One of the iconic images of September 11th, 2001, was the photograph of “the dust-covered man” making his way out of the World Trade Center area after the buildings had collapsed. The picture appeared on the cover of Fortune magazine and was reprinted by thousands of news outlets around the world in subsequent months. He was later identified as Ed Fine, a businessman from Watchung, New Jersey, who had been in the north tower when it was struck and who had made it down the stairwell 78 floors to safety.

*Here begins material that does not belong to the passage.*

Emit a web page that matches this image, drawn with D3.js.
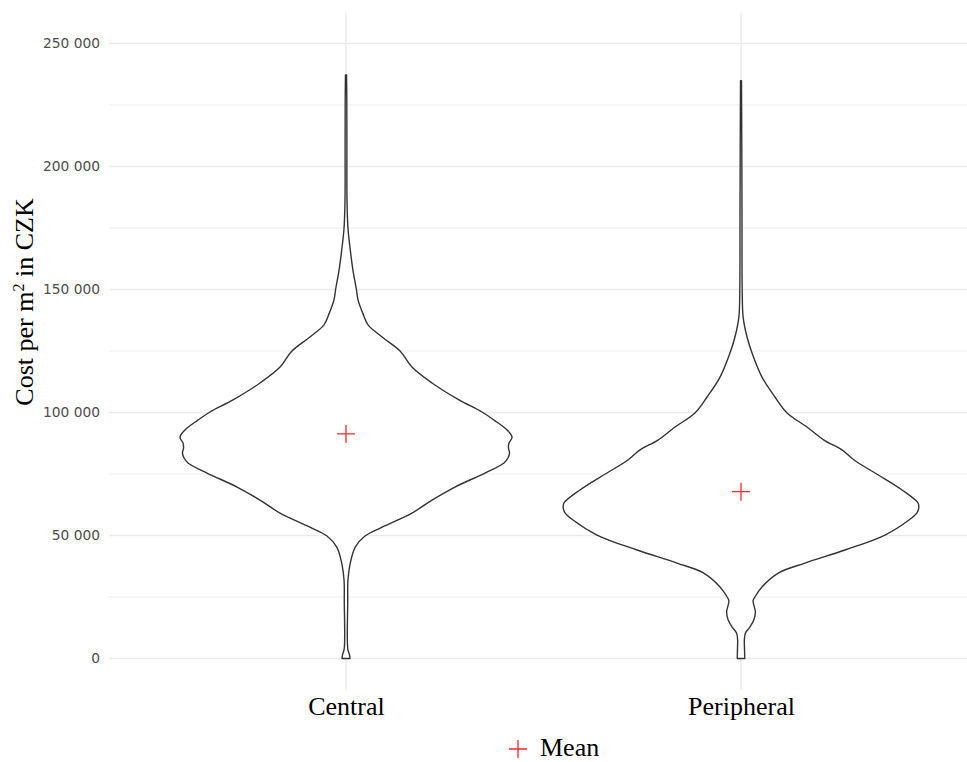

During the London Blitz in the Second World War, T.S. Eliot served as an air-raid warden, responsible for patrolling the streets after the bombing raids and then sounding the all-clear. He drew on that experience in his poem Four Quartets, recalling what the ruined streets were like “after the dark dove with the flickering tongue”—the German bomber—“had passed beyond the horizon of his homing.” If I were overseeing a residential college newsletter or bulletin board this week, I’d put up a photo of the dust-covered man from 2001, and next to him this section of Four Quartets from 1942:

Ash on an old man’s sleeve
Is all the ash the burnt roses leave.
Dust in the air suspended
Marks the place where a story ended.
Dust inbreathed was a house—
The walls, the wainscot and the mouse,
The death of hope and despair,
     This is the death of air.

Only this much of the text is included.